Abstract EN:

Diabetes II relate too million people in the world. The existing drugs show limits in their capacity to effectively control the disease and their side effects are one of the important concerns. Synthesis of (2S,3R,4S)-4-OH-Ile, whose antidiabetic activity was proven, and of its analogues is already developped by process which can’t be set up on an industrial scale. Three original synthetic approaches were developped. In a first part, we developped a racemic synthesis based on isoxazole, an intermediate key. The second strategy, adapted to an industrial application is based on the enantioselective reaction of Barbas III between an α--imino-ester and methyl ethyl ketone catalysed by L-proline.
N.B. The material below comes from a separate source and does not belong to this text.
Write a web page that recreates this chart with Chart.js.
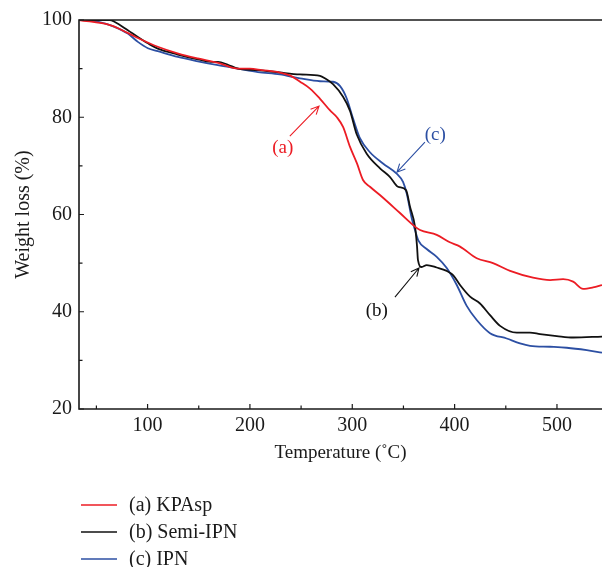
<!DOCTYPE html>
<html>
<head>
<meta charset="utf-8">
<script src="https://cdn.jsdelivr.net/npm/chart.js@4.4.1/dist/chart.umd.min.js"></script>
<style>
  html, body { margin: 0; padding: 0; background: #fff; }
  #wrap { position: relative; width: 602px; height: 567px; }
</style>
</head>
<body>
<div id="wrap"><canvas id="tgaChart" width="602" height="567"></canvas></div>
<script>
// TGA curves: temperature (°C) vs remaining weight (%)
const kpaspTemp = [33, 64, 81, 90.5, 110, 130, 149, 169, 188.5, 200, 211.7, 229.3, 239, 249, 258.7, 268.5, 278.3, 285, 291, 297.8, 304.6, 310.5, 317.3, 327, 346.6, 361.3, 366.2, 382.5, 395.3, 405.3, 421.6, 437.5, 454.2, 476.6, 493.3, 506, 515.8, 525.5, 535.3, 544];
const kpaspWeight = [100, 98.9, 97.3, 96.3, 94.5, 93.1, 92.1, 91.2, 90.0, 90.0, 89.7, 89.2, 88.6, 87.3, 85.9, 83.8, 81.4, 80.0, 78.0, 73.9, 70.5, 67.1, 65.7, 64.0, 60.3, 57.5, 56.8, 55.8, 54.3, 53.4, 51.0, 50.0, 48.4, 47.0, 46.5, 46.7, 46.2, 44.7, 45.0, 45.5];

const semiTemp = [33, 63, 68, 80.7, 90.5, 100.3, 110, 129.6, 149.2, 161.9, 168.7, 178.5, 188.3, 207.8, 229.3, 248.9, 268.5, 273.3, 281.2, 291, 297.8, 304.3, 314.1, 327.1, 336.9, 344.7, 352.5, 356.4, 361.3, 363.3, 364.2, 367.8, 372.7, 382.5, 392.3, 398.7, 405.3, 415.1, 424.8, 434.6, 444.4, 460.7, 473.6, 483.5, 499.8, 515.8, 544];
const semiWeight = [100, 100, 99.6, 97.9, 96.5, 95.2, 94.1, 92.9, 91.9, 91.4, 91.4, 90.8, 90.0, 89.7, 89.2, 88.8, 88.5, 88.0, 86.8, 84.2, 81.3, 76.5, 72.5, 69.5, 67.7, 65.7, 65.0, 61.6, 57.5, 53.4, 50.6, 49.2, 49.6, 49.1, 48.4, 47.5, 45.5, 43.1, 41.7, 39.3, 37.1, 35.7, 35.7, 35.4, 35.0, 34.7, 34.9];

const ipnTemp = [33, 45.6, 58, 67.7, 80.7, 90.5, 100.3, 110, 129.6, 149.2, 168.7, 188.3, 207.8, 229.3, 248.9, 268.5, 281.2, 288.1, 294.5, 300.7, 307.5, 317.3, 330, 343.4, 349.6, 353.2, 358.1, 361.3, 364.5, 372.7, 382.5, 392.3, 402.1, 411.8, 421.6, 434.6, 450.9, 463.9, 473.7, 493.2, 509.6, 529.1, 544];
const ipnWeight = [100, 99.9, 99.3, 98.6, 97.2, 95.5, 94.2, 93.6, 92.4, 91.5, 90.7, 90.0, 89.3, 88.8, 88.0, 87.4, 87.3, 86.4, 83.9, 79.8, 75.7, 72.8, 70.5, 68.4, 66.7, 64.3, 59.2, 56.8, 54.7, 52.9, 51.3, 49.0, 45.5, 41.2, 38.3, 35.6, 34.5, 33.5, 33.0, 32.8, 32.6, 32.1, 31.6];

const seriesNames = ['(a) KPAsp', '(b) Semi-IPN', '(c) IPN'];
const seriesColors = ['#ec1c24', '#111111', '#2c4fa3'];

const xTicks = [100, 200, 300, 400, 500];
const xMinorTicks = [50, 150, 250, 350, 450];
const yTicks = [20, 40, 60, 80, 100];
const yMinorTicks = [30, 50, 70, 90];

// curve callouts: text spot, arrow tail and arrow head (data units)
const calloutText = ['(a)', '(b)', '(c)'];
const calloutAt = [[232, 73.6], [324, 40.1], [381, 76.3]];
const arrowFrom = [[239, 76.1], [341.7, 43.0], [371, 74.9]];
const arrowTo = [[267.5, 82.3], [365.2, 49.0], [343.7, 68.7]];

const serif = "'Liberation Serif', 'Times New Roman', serif";
const ink = '#1a1a1a';

function toPoints(xs, ys) {
    return xs.map((x, i) => ({ x: x, y: ys[i] }));
}

const frameAndNotes = {
    id: 'frameAndNotes',
    afterDatasetsDraw(chart) {
        const { ctx, chartArea: a, scales: { x, y } } = chart;
        ctx.save();
        ctx.strokeStyle = ink;
        ctx.lineWidth = 1.6;
        ctx.beginPath();
        ctx.moveTo(a.right + 2, a.top);
        ctx.lineTo(a.left, a.top);
        ctx.lineTo(a.left, a.bottom);
        ctx.lineTo(a.right + 2, a.bottom);
        ctx.stroke();

        // inward ticks
        ctx.lineWidth = 1.2;
        ctx.beginPath();
        xTicks.forEach(v => { const px = x.getPixelForValue(v); ctx.moveTo(px, a.bottom); ctx.lineTo(px, a.bottom - 5); });
        xMinorTicks.forEach(v => { const px = x.getPixelForValue(v); ctx.moveTo(px, a.bottom); ctx.lineTo(px, a.bottom - 3.5); });
        yTicks.forEach(v => { const py = y.getPixelForValue(v); ctx.moveTo(a.left, py); ctx.lineTo(a.left + 5, py); });
        yMinorTicks.forEach(v => { const py = y.getPixelForValue(v); ctx.moveTo(a.left, py); ctx.lineTo(a.left + 3.5, py); });
        ctx.stroke();

        // callouts with open arrowheads
        ctx.font = '19px ' + serif;
        ctx.textAlign = 'center';
        ctx.textBaseline = 'middle';
        ctx.lineWidth = 1.1;
        calloutText.forEach((t, i) => {
            ctx.fillStyle = seriesColors[i];
            ctx.strokeStyle = seriesColors[i];
            ctx.fillText(t, x.getPixelForValue(calloutAt[i][0]), y.getPixelForValue(calloutAt[i][1]));
            const x0 = x.getPixelForValue(arrowFrom[i][0]), y0 = y.getPixelForValue(arrowFrom[i][1]);
            const x1 = x.getPixelForValue(arrowTo[i][0]), y1 = y.getPixelForValue(arrowTo[i][1]);
            const ang = Math.atan2(y1 - y0, x1 - x0);
            ctx.beginPath();
            ctx.moveTo(x0, y0);
            ctx.lineTo(x1, y1);
            ctx.moveTo(x1 - 9 * Math.cos(ang - 0.45), y1 - 9 * Math.sin(ang - 0.45));
            ctx.lineTo(x1, y1);
            ctx.lineTo(x1 - 9 * Math.cos(ang + 0.45), y1 - 9 * Math.sin(ang + 0.45));
            ctx.stroke();
        });

        // legend below the plot
        ctx.textAlign = 'left';
        ctx.font = '20px ' + serif;
        seriesNames.forEach((name, i) => {
            const ly = 505 + i * 27;
            ctx.strokeStyle = seriesColors[i];
            ctx.lineWidth = 1.5;
            ctx.beginPath();
            ctx.moveTo(81, ly);
            ctx.lineTo(117, ly);
            ctx.stroke();
            ctx.fillStyle = ink;
            ctx.fillText(name, 129, ly + 1);
        });
        ctx.restore();
    }
};

document.addEventListener('DOMContentLoaded', function() {
    const ctx = document.getElementById('tgaChart');
    new Chart(ctx, {
        type: 'line',
        data: {
            datasets: [
                { label: seriesNames[0], data: toPoints(kpaspTemp, kpaspWeight), borderColor: seriesColors[0] },
                { label: seriesNames[1], data: toPoints(semiTemp, semiWeight), borderColor: seriesColors[1] },
                { label: seriesNames[2], data: toPoints(ipnTemp, ipnWeight), borderColor: seriesColors[2] }
            ]
        },
        options: {
            responsive: false,
            animation: false,
            devicePixelRatio: 1,
            parsing: false,
            layout: { padding: { left: 0, top: 20, right: 0, bottom: 98 } },
            elements: {
                point: { radius: 0 },
                line: { borderWidth: 1.8, cubicInterpolationMode: 'monotone', fill: false }
            },
            scales: {
                x: {
                    type: 'linear',
                    min: 33,
                    max: 544,
                    afterBuildTicks: axis => { axis.ticks = xTicks.map(v => ({ value: v })); },
                    afterFit: axis => { axis.height = 60; },
                    grid: { display: false, drawTicks: false },
                    border: { display: false },
                    ticks: { color: ink, padding: 5, font: { family: serif, size: 20 } },
                    title: {
                        display: true,
                        text: 'Temperature (˚C)',
                        color: ink,
                        padding: { top: 0, bottom: 5 },
                        font: { family: serif, size: 19 }
                    }
                },
                y: {
                    min: 20,
                    max: 100,
                    afterBuildTicks: axis => { axis.ticks = yTicks.map(v => ({ value: v })); },
                    afterFit: axis => { axis.width = 79; },
                    grid: { display: false, drawTicks: false },
                    border: { display: false },
                    ticks: { color: ink, padding: 7, font: { family: serif, size: 20 } },
                    title: {
                        display: true,
                        text: 'Weight loss (%)',
                        color: ink,
                        padding: { top: 12, bottom: 0 },
                        font: { family: serif, size: 20 }
                    }
                }
            },
            plugins: {
                legend: { display: false },
                tooltip: { enabled: false }
            }
        },
        plugins: [frameAndNotes]
    });
});
</script>
</body>
</html>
This way leads in 6 steps to the (2S,3R,4S)-4-OH-ILe with 22% over yield. The third approach rests on the reaction of hydrogenation of Noyori on (trichloromethyl)carbinol compounds. This pathway is still studied at the laboratory. Second, we investigated the synthesis of analogs of (2S,3R,4S)-4-OH-Ile. A racemic compound functionalized in 4 position by an aldehydic group is synthetised according to the Barbas III reaction. Then, we synthesized gem dimethyl analogs in 3 and 4 positions, whose synthesis is based on Barbier reaction and a diastereoselective iodolactonisation reaction. We synthesized bioisosteres compounds, particularly, synthesis of a mono fluorinated compound in 4 position, according to the reaction of Barbas III, then a gem dlifluorinated compound in 3 position based on the Reformatsky reaction and phosphonate and tetrazole, isosteric group of the acid function. The biological tests of these analogs are in hand and two patents are currently in the course of deposit.